## Task instructions
Repeat the listing that follows, character for character, minus the pictures.
# Start of Material
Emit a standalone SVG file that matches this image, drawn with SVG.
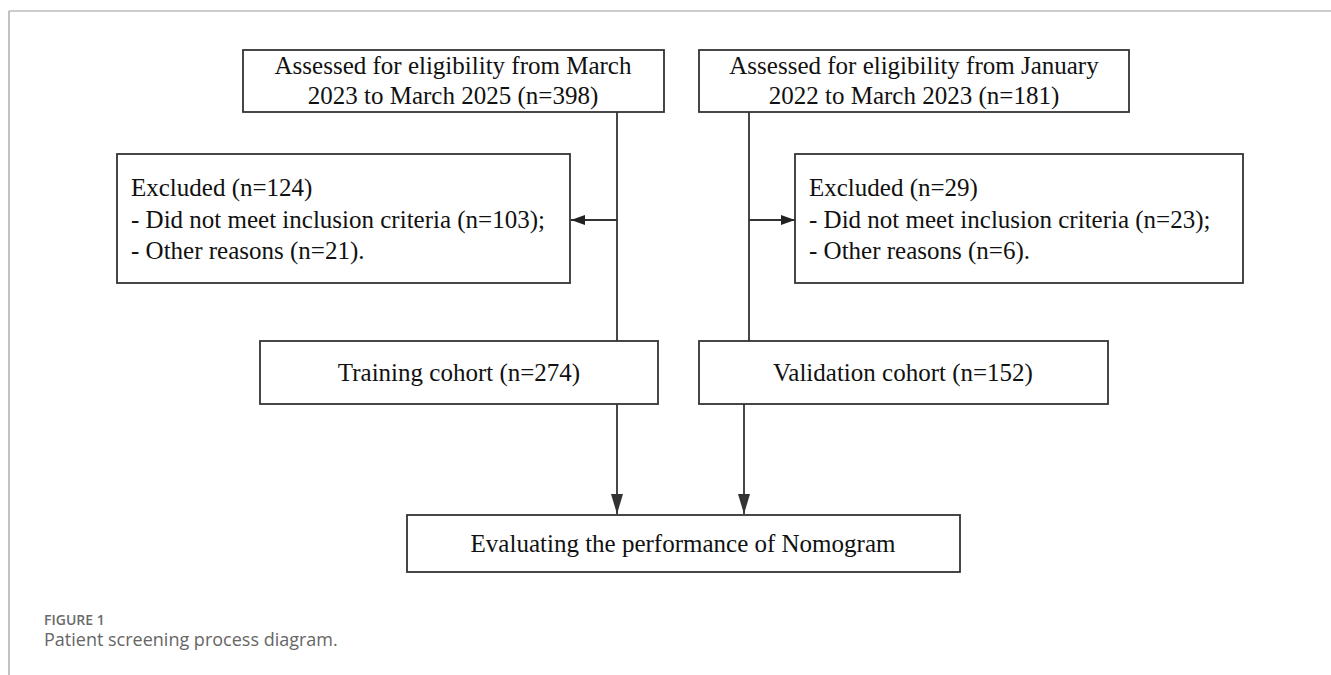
<svg xmlns="http://www.w3.org/2000/svg" width="1331" height="675" viewBox="0 0 1331 675">
<style>
.box{fill:#fff;stroke:#333;stroke-width:1.8}
.t{font-family:"Liberation Serif","Times New Roman",serif;font-size:25px;fill:#111}
.c{text-anchor:middle}
.line{stroke:#333;stroke-width:1.8;fill:none}
.cap1{font-family:"Open Sans","Noto Sans",sans-serif;font-size:14px;font-weight:600;fill:#6a6a6a}
.cap2{font-family:"Open Sans","Noto Sans",sans-serif;font-size:18px;fill:#666}
</style>
<defs>
<marker id="ah" viewBox="0 0 10 10" refX="10" refY="5" markerWidth="14" markerHeight="10" markerUnits="userSpaceOnUse" orient="auto" preserveAspectRatio="none">
<path d="M0,0 L10,5 L0,10 z" fill="#222"/>
</marker>
<marker id="av" viewBox="0 0 10 10" refX="10" refY="5" markerWidth="20" markerHeight="12" markerUnits="userSpaceOnUse" orient="auto" preserveAspectRatio="none">
<path d="M0,0 L10,5 L0,10 z" fill="#333"/>
</marker>
</defs>
<rect width="1331" height="675" fill="#fff"/>
<g id="frame">
<line x1="9" y1="11" x2="1331" y2="11" stroke="#999" stroke-width="1.2"/>
<line x1="9" y1="11" x2="9" y2="675" stroke="#999" stroke-width="1.2"/>
</g>
<g id="connectors">
<line class="line" x1="617" y1="112" x2="617" y2="341"/>
<line class="line" x1="617" y1="220" x2="571" y2="220" marker-end="url(#ah)" style="stroke-width:2.2"/>
<line class="line" x1="749" y1="112" x2="749" y2="341"/>
<line class="line" x1="749" y1="220" x2="795" y2="220" marker-end="url(#ah)" style="stroke-width:2.2"/>
<line class="line" x1="617" y1="404" x2="617" y2="514" marker-end="url(#av)"/>
<line class="line" x1="744" y1="404" x2="744" y2="514" marker-end="url(#av)"/>
</g>
<g id="node-march">
<rect class="box" x="243" y="50" width="421" height="62"/>
<text class="t c" x="453" y="74">Assessed for eligibility from March</text>
<text class="t c" x="453" y="104">2023 to March 2025 (n=398)</text>
</g>
<g id="node-january">
<rect class="box" x="699" y="50" width="430" height="62"/>
<text class="t c" x="914" y="74">Assessed for eligibility from January</text>
<text class="t c" x="914" y="104">2022 to March 2023 (n=181)</text>
</g>
<g id="node-excluded-left">
<rect class="box" x="117" y="154" width="453" height="129"/>
<text class="t" x="131" y="196">Excluded (n=124)</text>
<text class="t" x="131" y="228">- Did not meet inclusion criteria (n=103);</text>
<text class="t" x="131" y="259">- Other reasons (n=21).</text>
</g>
<g id="node-excluded-right">
<rect class="box" x="795" y="154" width="448" height="129"/>
<text class="t" x="809" y="196">Excluded (n=29)</text>
<text class="t" x="809" y="228">- Did not meet inclusion criteria (n=23);</text>
<text class="t" x="809" y="259">- Other reasons (n=6).</text>
</g>
<g id="node-training">
<rect class="box" x="260" y="341" width="398" height="63"/>
<text class="t c" x="459" y="381">Training cohort (n=274)</text>
</g>
<g id="node-validation">
<rect class="box" x="699" y="341" width="409" height="63"/>
<text class="t c" x="903" y="381">Validation cohort (n=152)</text>
</g>
<g id="node-evaluating">
<rect class="box" x="407" y="515" width="553" height="57"/>
<text class="t c" x="683" y="552">Evaluating the performance of Nomogram</text>
</g>
<g id="caption">
<text class="cap1" x="44" y="625">FIGURE 1</text>
<text class="cap2" x="44" y="646">Patient screening process diagram.</text>
</g>
</svg>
# End of Material
## Final answer
Emit a standalone SVG file that matches this image, drawn with SVG.
<svg xmlns="http://www.w3.org/2000/svg" width="1331" height="675" viewBox="0 0 1331 675">
<style>
.box{fill:#fff;stroke:#333;stroke-width:1.8}
.t{font-family:"Liberation Serif","Times New Roman",serif;font-size:25px;fill:#111}
.c{text-anchor:middle}
.line{stroke:#333;stroke-width:1.8;fill:none}
.cap1{font-family:"Open Sans","Noto Sans",sans-serif;font-size:14px;font-weight:600;fill:#6a6a6a}
.cap2{font-family:"Open Sans","Noto Sans",sans-serif;font-size:18px;fill:#666}
</style>
<defs>
<marker id="ah" viewBox="0 0 10 10" refX="10" refY="5" markerWidth="14" markerHeight="10" markerUnits="userSpaceOnUse" orient="auto" preserveAspectRatio="none">
<path d="M0,0 L10,5 L0,10 z" fill="#222"/>
</marker>
<marker id="av" viewBox="0 0 10 10" refX="10" refY="5" markerWidth="20" markerHeight="12" markerUnits="userSpaceOnUse" orient="auto" preserveAspectRatio="none">
<path d="M0,0 L10,5 L0,10 z" fill="#333"/>
</marker>
</defs>
<rect width="1331" height="675" fill="#fff"/>
<g id="frame">
<line x1="9" y1="11" x2="1331" y2="11" stroke="#999" stroke-width="1.2"/>
<line x1="9" y1="11" x2="9" y2="675" stroke="#999" stroke-width="1.2"/>
</g>
<g id="connectors">
<line class="line" x1="617" y1="112" x2="617" y2="341"/>
<line class="line" x1="617" y1="220" x2="571" y2="220" marker-end="url(#ah)" style="stroke-width:2.2"/>
<line class="line" x1="749" y1="112" x2="749" y2="341"/>
<line class="line" x1="749" y1="220" x2="795" y2="220" marker-end="url(#ah)" style="stroke-width:2.2"/>
<line class="line" x1="617" y1="404" x2="617" y2="514" marker-end="url(#av)"/>
<line class="line" x1="744" y1="404" x2="744" y2="514" marker-end="url(#av)"/>
</g>
<g id="node-march">
<rect class="box" x="243" y="50" width="421" height="62"/>
<text class="t c" x="453" y="74">Assessed for eligibility from March</text>
<text class="t c" x="453" y="104">2023 to March 2025 (n=398)</text>
</g>
<g id="node-january">
<rect class="box" x="699" y="50" width="430" height="62"/>
<text class="t c" x="914" y="74">Assessed for eligibility from January</text>
<text class="t c" x="914" y="104">2022 to March 2023 (n=181)</text>
</g>
<g id="node-excluded-left">
<rect class="box" x="117" y="154" width="453" height="129"/>
<text class="t" x="131" y="196">Excluded (n=124)</text>
<text class="t" x="131" y="228">- Did not meet inclusion criteria (n=103);</text>
<text class="t" x="131" y="259">- Other reasons (n=21).</text>
</g>
<g id="node-excluded-right">
<rect class="box" x="795" y="154" width="448" height="129"/>
<text class="t" x="809" y="196">Excluded (n=29)</text>
<text class="t" x="809" y="228">- Did not meet inclusion criteria (n=23);</text>
<text class="t" x="809" y="259">- Other reasons (n=6).</text>
</g>
<g id="node-training">
<rect class="box" x="260" y="341" width="398" height="63"/>
<text class="t c" x="459" y="381">Training cohort (n=274)</text>
</g>
<g id="node-validation">
<rect class="box" x="699" y="341" width="409" height="63"/>
<text class="t c" x="903" y="381">Validation cohort (n=152)</text>
</g>
<g id="node-evaluating">
<rect class="box" x="407" y="515" width="553" height="57"/>
<text class="t c" x="683" y="552">Evaluating the performance of Nomogram</text>
</g>
<g id="caption">
<text class="cap1" x="44" y="625">FIGURE 1</text>
<text class="cap2" x="44" y="646">Patient screening process diagram.</text>
</g>
</svg>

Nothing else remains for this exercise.